> [Description of the task] Omit all images. Transcribe the rest of the material below exactly.
▼
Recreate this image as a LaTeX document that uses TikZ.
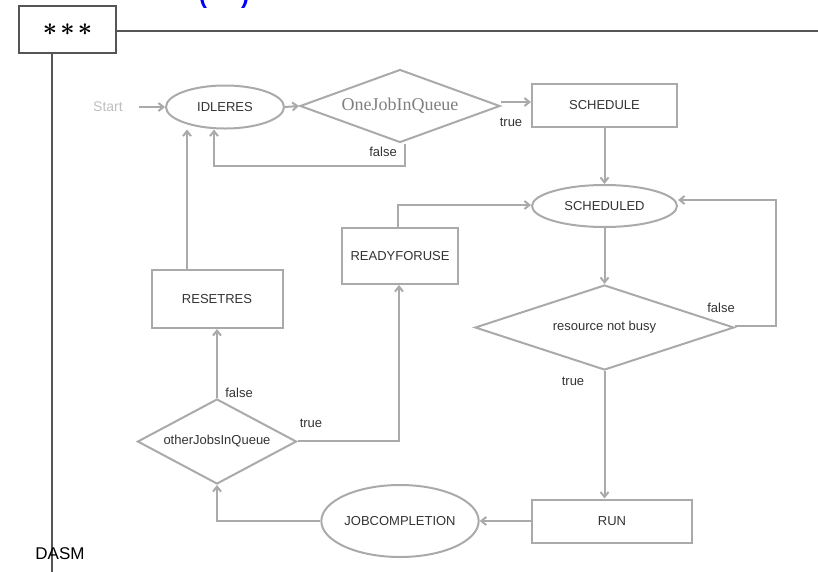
\documentclass[tikz,border=0pt]{standalone}
\usepackage{fontspec}
\setmainfont{Liberation Sans}
\newfontfamily\serifq{Liberation Serif}
\usetikzlibrary{shapes.geometric,arrows.meta}
\definecolor{lgrey}{HTML}{AAAAAA}
\definecolor{tgrey}{HTML}{333333}
\definecolor{fgrey}{HTML}{555555}
\begin{document}
\begin{tikzpicture}[x=1pt,y=-1pt,
  every node/.style={inner sep=0pt},
  arr/.style={draw=lgrey,line width=2pt,-{Straight Barb[length=5pt,width=8pt]}},
  rbox/.style={draw=lgrey,line width=2pt,rectangle,font=\fontsize{13}{15}\selectfont,text=tgrey},
  ebox/.style={draw=lgrey,line width=2pt,ellipse,font=\fontsize{13}{15}\selectfont,text=tgrey},
  dbox/.style={draw=lgrey,line width=2pt,diamond,font=\fontsize{13}{15}\selectfont,text=tgrey},
  lbl/.style={font=\fontsize{13}{15}\selectfont,text=tgrey}]
\useasboundingbox (0,0) rectangle (818,571);
% frame
\node[draw=fgrey,line width=2pt,minimum width=97pt,minimum height=47pt,font=\boldmath\fontsize{36}{38}\selectfont] (frame) at (67.5,29.5) {$\ast\mkern-2mu\ast\mkern-2mu\ast$};
\coordinate (rt) at (818,31);
\draw[fgrey,line width=2pt] (frame.east |- rt) -- (rt);
\draw[fgrey,line width=2pt] ([xshift=-15.5pt]frame.south) -- ++(0,518);
\node[font=\fontsize{17}{19}\selectfont,anchor=base] (dasm) at (60,559) {DASM};
\node[font=\bfseries\fontsize{24}{26}\selectfont,text=blue,anchor=base] (lp) at (203,3) {(};
\node[font=\bfseries\fontsize{24}{26}\selectfont,text=blue,anchor=base] (rp) at (245,3) {)};
% nodes
\node[font=\fontsize{14}{16}\selectfont,text=black!25] (start) at (108,107) {Start};
\node[ebox,minimum width=118pt,minimum height=43pt] (idle) at (225,107) {IDLERES};
\node[dbox,aspect=2.7,minimum width=200pt,minimum height=73pt,font=\serifq\fontsize{18}{20}\selectfont,text=black!50] (q1) at (400,106) {OneJobInQueue};
\node[rbox,minimum width=145pt,minimum height=43pt] (sched) at (604.5,105.5) {SCHEDULE};
\node[ebox,minimum width=145pt,minimum height=42pt] (scheduled) at (604.5,206) {SCHEDULED};
\node[rbox,minimum width=116pt,minimum height=56pt] (ready) at (400,256) {READYFORUSE};
\node[dbox,aspect=3,minimum width=259pt,minimum height=85pt] (busy) at (604.5,327.5) {resource not busy};
\node[rbox,minimum width=160pt,minimum height=43pt] (run) at (612,521) {RUN};
\node[ebox,minimum width=146pt,minimum height=72pt] (jobc) at (400,521) {JOBCOMPLETION};
\node[dbox,aspect=1.9,minimum width=159pt,minimum height=85pt] (other) at (217,441.5) {otherJobsInQueue};
\node[rbox,minimum width=131pt,minimum height=58pt] (reset) at (217,299) {RESETRES};
% connectors
\draw[arr] ([xshift=16pt]start.east) -- (idle.west);
\draw[arr] (idle.east) -- (q1.west);
\draw[arr] ([yshift=4pt]q1.east) -- ([yshift=4pt]q1.east -| sched.west);
\node[lbl] (t1) at (511,122) {true};
\draw[arr] ([xshift=5pt]q1.south) -- ++(0,22) -| ([xshift=-11pt]idle.south);
\node[lbl] (f1) at (383,152) {false};
\draw[arr] ([xshift=-30pt]reset.north) -- ([xshift=-30pt]reset.north |- idle.south);
\draw[arr] (sched.south) -- (scheduled.north);
\draw[arr] ([xshift=-2pt]ready.north) |- ([yshift=1pt]scheduled.west);
\draw[arr] (scheduled.south) -- (busy.north);
\draw[arr] ([yshift=2pt]busy.east) -- ++(41,0) |- ([yshift=6pt]scheduled.east);
\node[lbl] (f2) at (721,308) {false};
\draw[arr] (busy.south) -- (busy.south |- run.north);
\node[lbl] (t2) at (573,381) {true};
\draw[arr] (run.west) -- (jobc.east);
\draw[arr] (jobc.west) -| (other.south);
\draw[arr] (other.north) -- (reset.south);
\node[lbl] (f3) at (239,393) {false};
\draw[arr] ([yshift=1pt]other.east) -| ([xshift=-1pt]ready.south);
\node[lbl] (t3) at (311,423) {true};
\end{tikzpicture}
\end{document}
▲
> [Response to the task]
Recreate this image as a LaTeX document that uses TikZ.
\documentclass[tikz,border=0pt]{standalone}
\usepackage{fontspec}
\setmainfont{Liberation Sans}
\newfontfamily\serifq{Liberation Serif}
\usetikzlibrary{shapes.geometric,arrows.meta}
\definecolor{lgrey}{HTML}{AAAAAA}
\definecolor{tgrey}{HTML}{333333}
\definecolor{fgrey}{HTML}{555555}
\begin{document}
\begin{tikzpicture}[x=1pt,y=-1pt,
  every node/.style={inner sep=0pt},
  arr/.style={draw=lgrey,line width=2pt,-{Straight Barb[length=5pt,width=8pt]}},
  rbox/.style={draw=lgrey,line width=2pt,rectangle,font=\fontsize{13}{15}\selectfont,text=tgrey},
  ebox/.style={draw=lgrey,line width=2pt,ellipse,font=\fontsize{13}{15}\selectfont,text=tgrey},
  dbox/.style={draw=lgrey,line width=2pt,diamond,font=\fontsize{13}{15}\selectfont,text=tgrey},
  lbl/.style={font=\fontsize{13}{15}\selectfont,text=tgrey}]
\useasboundingbox (0,0) rectangle (818,571);
% frame
\node[draw=fgrey,line width=2pt,minimum width=97pt,minimum height=47pt,font=\boldmath\fontsize{36}{38}\selectfont] (frame) at (67.5,29.5) {$\ast\mkern-2mu\ast\mkern-2mu\ast$};
\coordinate (rt) at (818,31);
\draw[fgrey,line width=2pt] (frame.east |- rt) -- (rt);
\draw[fgrey,line width=2pt] ([xshift=-15.5pt]frame.south) -- ++(0,518);
\node[font=\fontsize{17}{19}\selectfont,anchor=base] (dasm) at (60,559) {DASM};
\node[font=\bfseries\fontsize{24}{26}\selectfont,text=blue,anchor=base] (lp) at (203,3) {(};
\node[font=\bfseries\fontsize{24}{26}\selectfont,text=blue,anchor=base] (rp) at (245,3) {)};
% nodes
\node[font=\fontsize{14}{16}\selectfont,text=black!25] (start) at (108,107) {Start};
\node[ebox,minimum width=118pt,minimum height=43pt] (idle) at (225,107) {IDLERES};
\node[dbox,aspect=2.7,minimum width=200pt,minimum height=73pt,font=\serifq\fontsize{18}{20}\selectfont,text=black!50] (q1) at (400,106) {OneJobInQueue};
\node[rbox,minimum width=145pt,minimum height=43pt] (sched) at (604.5,105.5) {SCHEDULE};
\node[ebox,minimum width=145pt,minimum height=42pt] (scheduled) at (604.5,206) {SCHEDULED};
\node[rbox,minimum width=116pt,minimum height=56pt] (ready) at (400,256) {READYFORUSE};
\node[dbox,aspect=3,minimum width=259pt,minimum height=85pt] (busy) at (604.5,327.5) {resource not busy};
\node[rbox,minimum width=160pt,minimum height=43pt] (run) at (612,521) {RUN};
\node[ebox,minimum width=146pt,minimum height=72pt] (jobc) at (400,521) {JOBCOMPLETION};
\node[dbox,aspect=1.9,minimum width=159pt,minimum height=85pt] (other) at (217,441.5) {otherJobsInQueue};
\node[rbox,minimum width=131pt,minimum height=58pt] (reset) at (217,299) {RESETRES};
% connectors
\draw[arr] ([xshift=16pt]start.east) -- (idle.west);
\draw[arr] (idle.east) -- (q1.west);
\draw[arr] ([yshift=4pt]q1.east) -- ([yshift=4pt]q1.east -| sched.west);
\node[lbl] (t1) at (511,122) {true};
\draw[arr] ([xshift=5pt]q1.south) -- ++(0,22) -| ([xshift=-11pt]idle.south);
\node[lbl] (f1) at (383,152) {false};
\draw[arr] ([xshift=-30pt]reset.north) -- ([xshift=-30pt]reset.north |- idle.south);
\draw[arr] (sched.south) -- (scheduled.north);
\draw[arr] ([xshift=-2pt]ready.north) |- ([yshift=1pt]scheduled.west);
\draw[arr] (scheduled.south) -- (busy.north);
\draw[arr] ([yshift=2pt]busy.east) -- ++(41,0) |- ([yshift=6pt]scheduled.east);
\node[lbl] (f2) at (721,308) {false};
\draw[arr] (busy.south) -- (busy.south |- run.north);
\node[lbl] (t2) at (573,381) {true};
\draw[arr] (run.west) -- (jobc.east);
\draw[arr] (jobc.west) -| (other.south);
\draw[arr] (other.north) -- (reset.south);
\node[lbl] (f3) at (239,393) {false};
\draw[arr] ([yshift=1pt]other.east) -| ([xshift=-1pt]ready.south);
\node[lbl] (t3) at (311,423) {true};
\end{tikzpicture}
\end{document}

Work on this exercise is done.